11 ピアノ音楽風土記 イタリア その2
チマローザの後のイタリアのピアノ作品の作曲家はガエターノ・ドニゼッティ(1797-1848)でしょう。ロッシーニは1792年生まれで彼よりも先輩になりますが、ピアノ音楽の作曲ではドニゼッティのほうが先んじています。後述のように、ロッシーニが「老年のいたずら」を作曲するのは、1857-68年の彼の晩年期に当るからです。
器楽作曲家としてのドニゼッティはもっと注目されてしかるべきです。ロッシーニと同様、19世紀前期のイタリアでは、ハイドンとモーツァルト受容がとても重要な意味を持っていました。それはロッシーニの初期の作品、「弦楽のためのソナタオペラ」に端的に示されています。編成はヴァイオリン2、チェロ、コントラバスという編成で、弦楽合奏の形でよく演奏されます。1804年作曲のこの作品集の透明な書法と形式感は、ロッシーニがウィーン古典派、とりわけモーツァルトの後継者の一人であったことを示しています。さらに「アルジェのイタリア女」(1813年初演)では、モーツァルトの「魔笛」から明らかに借用した旋律が含まれているだけではなく、この作品のプロットは「後宮からの誘拐」の焼き直しのようでもあります。また、代表作「セビリアの理髪師」(1816年初演)は、モーツァルトの「フィガロの結婚」の物語の前半部分を題材にしています。もっとも、パイジェッロも1782年に「セビリアの理髪師」を作曲して、ペテルブルクで上演しています。
ドニゼッティの初期の創作は器楽作品に当てられています。彼こそ19世紀前半におけるイタリアの最大の器楽作品の作曲家と言ってもよいでしょう。そして彼の模範はウィーン古典派でした。
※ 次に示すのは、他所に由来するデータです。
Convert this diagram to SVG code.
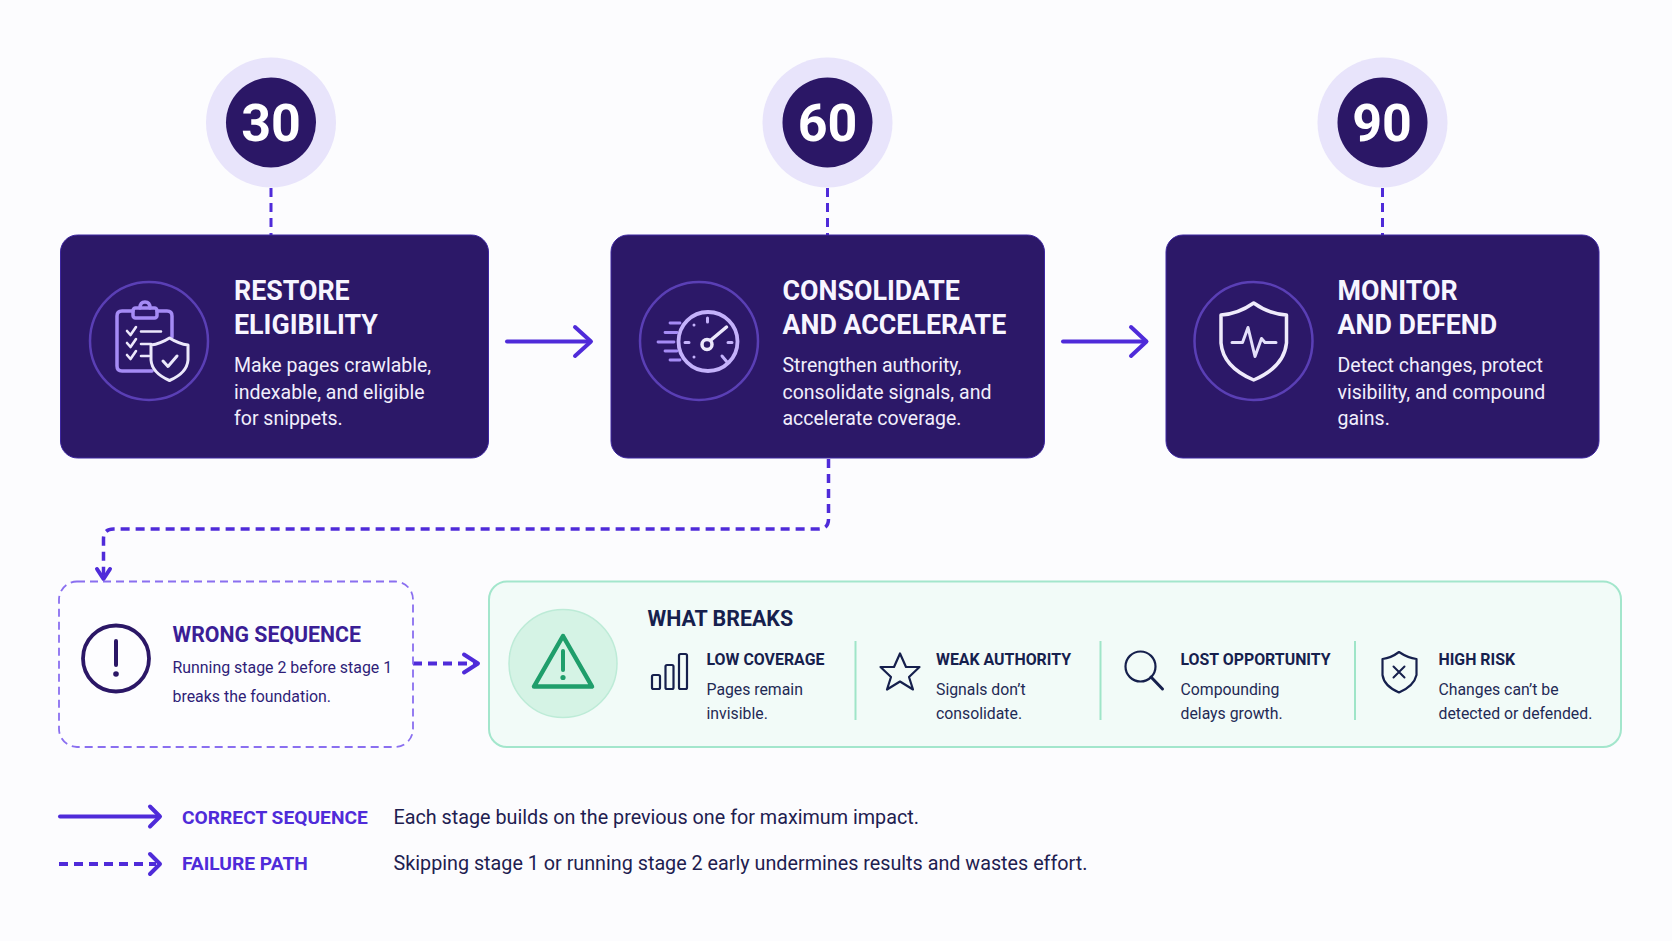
<svg xmlns="http://www.w3.org/2000/svg" width="1672" height="941" viewBox="0 0 1672 941">
<defs>
<style>
text{font-family:Roboto,"Liberation Sans",sans-serif}
.halo{fill:#e8e4fb}.disc{fill:#2b1766}
.num{fill:#fff;font-size:52px;font-weight:700;text-anchor:middle}
.card{fill:#2c1868;stroke:#3d26a0;stroke-width:1}
.ring{fill:none;stroke:#5a3fb5;stroke-width:2.500}
.t{fill:#f7f5ff;font-size:26.800px;font-weight:700}
.b{fill:#f1eefc;font-size:19.500px}
.ic{fill:none;stroke-linecap:round;stroke-linejoin:round}
.stem{stroke:#4f2bd9;stroke-width:3;stroke-dasharray:9 6;fill:none}
.flow{stroke:#4f2bd9;stroke-width:4;fill:none;stroke-linecap:round;stroke-linejoin:round}
.dash{stroke-dasharray:9 6;stroke-linecap:butt}
.thin{stroke-width:3.500}
.head{stroke:#4f2bd9;stroke-width:4;fill:none;stroke-linecap:round;stroke-linejoin:round}
.wt{fill:#16204d;font-size:15.900px;font-weight:700}
.wb{fill:#1f2a55;font-size:15.800px}
.div{stroke:#9fe5c8;stroke-width:2}
.dk{fill:none;stroke:#16204d;stroke-width:2.200;stroke-linecap:round;stroke-linejoin:round}
.lg{fill:#4f2bd9;font-size:19.200px;font-weight:700}
.ld{fill:#1e2050;font-size:19.750px}
</style>
</defs>
<rect width="1672" height="941" fill="#fcfcfe"/>
<g id="connectors">
<path class="stem" d="M271 188V235M827.500 188V235M1382.500 188V235"/>
<path class="flow" d="M507 341.500H590"/><path class="head" d="M575 327L591 341.500L575 356"/>
<path class="flow" d="M1063 341.500H1146"/><path class="head" d="M1131 327L1146.500 341.500L1131 356"/>
<path class="flow dash thin" d="M828.500 459V519Q828.500 529 818.500 529H113.500Q103.500 529 103.500 539V578"/>
<path class="head thin" d="M97 569L103.500 579L110 569"/>
<path class="flow dash" d="M413 663.500H476"/><path class="head" d="M464 654.500L478 663.500L464 672.500"/>
</g>
<g id="badge-30"><circle class="halo" cx="271" cy="122.500" r="65"/><circle class="disc" cx="271" cy="122.500" r="45"/><text class="num" x="271" y="140.500">30</text></g>
<g id="badge-60"><circle class="halo" cx="827.500" cy="122.500" r="65"/><circle class="disc" cx="827.500" cy="122.500" r="45"/><text class="num" x="827.500" y="140.500">60</text></g>
<g id="badge-90"><circle class="halo" cx="1382.500" cy="122.500" r="65"/><circle class="disc" cx="1382.500" cy="122.500" r="45"/><text class="num" x="1382" y="140.500">90</text></g>
<g id="card-restore">
<rect class="card" x="60.500" y="235" width="428" height="223" rx="17"/>
<circle class="ring" cx="149" cy="341" r="59"/>
<g class="ic" stroke="#a58bf5" stroke-width="3.500"><path d="M133 311H122Q117 311 117 316V366Q117 371 122 371H152M157 311H167Q172 311 172 316V337"/><rect x="133" y="308" width="24" height="10" rx="2.500"/><path d="M140 308Q140 302 145 302Q150 302 150 308"/></g>
<g class="ic" stroke="#ece8fb" stroke-width="2.600"><path d="M127 331L130.500 335L136 327M127 343L130.500 347L136 339M127 355L130.500 359L136 351M141 331.500H161M141 344H151M141 356H149"/></g>
<path class="ic" stroke="#ece8fb" stroke-width="3" style="fill:#2c1868" d="M169.500 338Q160 344 151 345V360Q152 373 169.500 380.500Q187 373 188 360V345Q179 344 169.500 338Z"/>
<path class="ic" stroke="#ece8fb" stroke-width="3" d="M163 361L168 366.500L177 356"/>
<text class="t" x="234" y="300">RESTORE</text><text class="t" x="234" y="334">ELIGIBILITY</text>
<text class="b" x="234" y="371.500">Make pages crawlable,</text><text class="b" x="234" y="398.500">indexable, and eligible</text><text class="b" x="234" y="425">for snippets.</text>
</g>
<g id="card-consolidate">
<rect class="card" x="611" y="235" width="433.500" height="223" rx="17"/>
<circle class="ring" cx="699" cy="341" r="59"/>
<circle class="ic" stroke="#c4b2fb" stroke-width="3.800" cx="708" cy="341.500" r="29.500"/>
<g class="ic" stroke="#a58bf5" stroke-width="2.800"><path d="M670 323H680M665 332.500H677M658 342H674M665 351H677M670 360H680"/></g>
<g class="ic" stroke="#c4b2fb" stroke-width="3"><path d="M707.500 318V322M685 342.500H689M728 342.500H732M694 325V325.100M694 357V357.100M722 356L727 362"/></g>
<path class="ic" stroke="#ece8fb" stroke-width="3.500" d="M711 340L726.500 327"/><circle class="ic" stroke="#ece8fb" stroke-width="3.500" cx="707" cy="344.500" r="5"/>
<text class="t" x="782.500" y="300">CONSOLIDATE</text><text class="t" x="782.500" y="334">AND ACCELERATE</text>
<text class="b" x="782.500" y="371.500">Strengthen authority,</text><text class="b" x="782.500" y="398.500">consolidate signals, and</text><text class="b" x="782.500" y="425">accelerate coverage.</text>
</g>
<g id="card-monitor">
<rect class="card" x="1166" y="235" width="433" height="223" rx="17"/>
<circle class="ring" cx="1253.500" cy="341" r="59"/>
<path class="ic" stroke="#efebfb" stroke-width="3.500" d="M1253.700 303Q1238 314 1221 315V343Q1223 367 1253.700 380Q1284 367 1286.500 343V315Q1269 314 1253.700 303Z"/>
<path class="ic" stroke="#e4dffa" stroke-width="3" d="M1232 342.500H1242.500L1248 327.500L1255 356.500L1261.500 338.500L1265 342.500H1276"/>
<text class="t" x="1337.500" y="300">MONITOR</text><text class="t" x="1337.500" y="334">AND DEFEND</text>
<text class="b" x="1337.500" y="371.500">Detect changes, protect</text><text class="b" x="1337.500" y="398.500">visibility, and compound</text><text class="b" x="1337.500" y="425">gains.</text>
</g>
<g id="wrong-sequence">
<rect x="59" y="581.500" width="354" height="165.500" rx="18" fill="#fdfdff" stroke="#8a6ff0" stroke-width="1.800" stroke-dasharray="8 5"/>
<circle cx="116" cy="658.500" r="33" fill="none" stroke="#2b1766" stroke-width="3.800"/>
<path d="M116 641V665" stroke="#2b1766" stroke-width="4" stroke-linecap="round"/><circle cx="116" cy="674" r="2.800" fill="#2b1766"/>
<text x="172.500" y="642" fill="#3b1e96" font-size="21.300" font-weight="700">WRONG SEQUENCE</text>
<text x="172.500" y="673" fill="#2f1e78" font-size="15.900">Running stage 2 before stage 1</text>
<text x="172.500" y="702" fill="#2f1e78" font-size="15.900">breaks the foundation.</text>
</g>
<g id="what-breaks">
<rect x="489" y="581.500" width="1132" height="165.500" rx="18" fill="#f2fbf8" stroke="#a3e6cc" stroke-width="2"/>
<circle cx="563" cy="663.500" r="54" fill="#d5f3e5" stroke="#bdebd7" stroke-width="1.500"/>
<path d="M563 636L592 686.500H534Z" fill="none" stroke="#1f9e6b" stroke-width="4.500" stroke-linejoin="round"/>
<path d="M563 651V670" stroke="#1f9e6b" stroke-width="4" stroke-linecap="round"/><circle cx="563" cy="677.500" r="2.600" fill="#1f9e6b"/>
<text x="647.500" y="625.500" fill="#16204d" font-size="21.400" font-weight="700">WHAT BREAKS</text>
<path class="div" d="M855.500 641V720M1100.500 641V720M1355 641V720"/>
</g>
<g id="low-coverage">
<rect class="dk" x="652" y="675" width="8" height="14" rx="1.500"/><rect class="dk" x="665.500" y="665" width="8" height="24" rx="1.500"/><rect class="dk" x="679" y="654" width="8" height="35" rx="1.500"/>
<text class="wt" x="706.500" y="665">LOW COVERAGE</text><text class="wb" x="706.500" y="694.500">Pages remain</text><text class="wb" x="706.500" y="719">invisible.</text>
</g>
<g id="weak-authority">
<path class="dk" d="M900 653.500L906 667H919.500L909 677L913 689.500L900 681.500L887 689.500L891 677L880.500 667H894Z"/>
<text class="wt" x="936" y="665">WEAK AUTHORITY</text><text class="wb" x="936" y="694.500">Signals don’t</text><text class="wb" x="936" y="719">consolidate.</text>
</g>
<g id="lost-opportunity">
<circle class="dk" cx="1140.500" cy="666.500" r="15"/><path class="dk" style="stroke-width:3" d="M1151 677L1162.500 689"/>
<text class="wt" x="1180.500" y="665">LOST OPPORTUNITY</text><text class="wb" x="1180.500" y="694.500">Compounding</text><text class="wb" x="1180.500" y="719">delays growth.</text>
</g>
<g id="high-risk">
<path class="dk" d="M1399 652Q1391 658 1382.500 659V675Q1384 686 1399 692.500Q1414 686 1416.500 675V659Q1408 658 1399 652Z"/><path class="dk" style="stroke-width:2" d="M1393.500 666.500L1404.500 677.500M1404.500 666.500L1393.500 677.500"/>
<text class="wt" x="1438.500" y="665">HIGH RISK</text><text class="wb" x="1438.500" y="694.500">Changes can’t be</text><text class="wb" x="1438.500" y="719">detected or defended.</text>
</g>
<g id="legend">
<path class="flow" d="M60 816.500H158"/><path class="head" d="M150 806.500L160 816.500L150 826.500"/>
<path class="flow dash" d="M59 864H156"/><path class="head" d="M150 854L160 864L150 874"/>
<text class="lg" x="182" y="823.500">CORRECT SEQUENCE</text><text class="ld" x="393.500" y="823.500">Each stage builds on the previous one for maximum impact.</text>
<text class="lg" x="182" y="870">FAILURE PATH</text><text class="ld" x="393.500" y="870">Skipping stage 1 or running stage 2 early undermines results and wastes effort.</text>
</g>
</svg>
というのは、彼がベルガモの聖マリア・マッジョーレ大聖堂聖歌隊学校で師事したのは、ジーモン・マイヤー(シモン・マイル 1763-1845)で、彼はバイエルン出身の音楽家で、彼はベルガモにハイドンやモーツァルトの弦楽四重奏曲をもたらし、ドニゼッティもその一員として演奏に参加して、その書法を身につけます。彼は1817年から1836年までの期間に19曲の弦楽四重奏曲を作曲していますが、その表現語法はウィーン古典派からの影響が著しく、一部はベートーヴェンからの影響も見られます。この室内楽創作の経験は、オペラの序曲の作曲に活かされることになります。
ピアノ音楽の分野でもドニゼッティは19世紀前期のイタリアの作曲家ではもっとも重要です。1813年に作曲した「パストラーレ」や、「シンフォニア」と題されたピアノ独奏曲が作曲されています(イ長調、ハ長調)。一連のピアノ作品の中で注目しなければならないのは、ピアノソナタと変奏曲でしょう。ドニゼッティは、数曲のピアノ独奏のための変奏曲を作曲していますが、19世紀の少なくとも前半のイタリアで、変奏曲を手がけた作曲家は彼以外にどれほどいるでしょうか。そしてピアノソナタです。イタリアのピアニスト、ブルーノ・カニーノが紹介してドニゼッティのピアノソナタは一躍知られるようになりました。ドニゼッティのピアノソナタは、連弾用の作品がメインで、少なくとも7曲の作品が確認できる。草稿で残された作品などが明らかになれば、作品数はさらに多くなるものと思われます。彼のソナタは、19世紀前期を風靡したロマン主義の傾向からはまったく離れて、たしかに時代遅れの古典派の亜流にしか聞こえないとしても仕方がないでしょう。それは、ベルガモにおける一つの文化と考えなければならないでしょう。このような形で、ドニゼッティを通して、弦楽四重奏曲やピアノ音楽の創作が精力的に行われていたことはもっと注目されてよいと思います。弦楽四重奏曲は、全曲の演奏CDが発売されていますが、作品はなかなかの高水準です。
年代的にはドニゼッティよりも先輩になりますが、ロッシーニは晩年、「老年のいたずら」と題した13巻とそのほかの小品からなる作品集のなかで、ピアノ音楽を何曲か作曲しています。そこにはピアノソナタや変奏曲といった肩苦しい作品はなく、「私の最後の旅のための思い出と行進曲」や、「オッフェンバック風小カプリッチョ」といった、軽妙な表題の作品が並んでいます。この作品集自体、1848年の革命と独立蜂起やイタリア独立戦争などの大波乱を経験したロッシーニ一流の、一部政治的な意味を込めた処世術のようにも見えます。晩年のロッシーニは、これらの独立運動からの軋轢、フランス政府との法的な軋轢、有名人であるからこそ生じる駆け引きなどの、さまざまな煩わしさから超越した、自由で自在な表現をこれらのピアノ作品に託したのでしょう。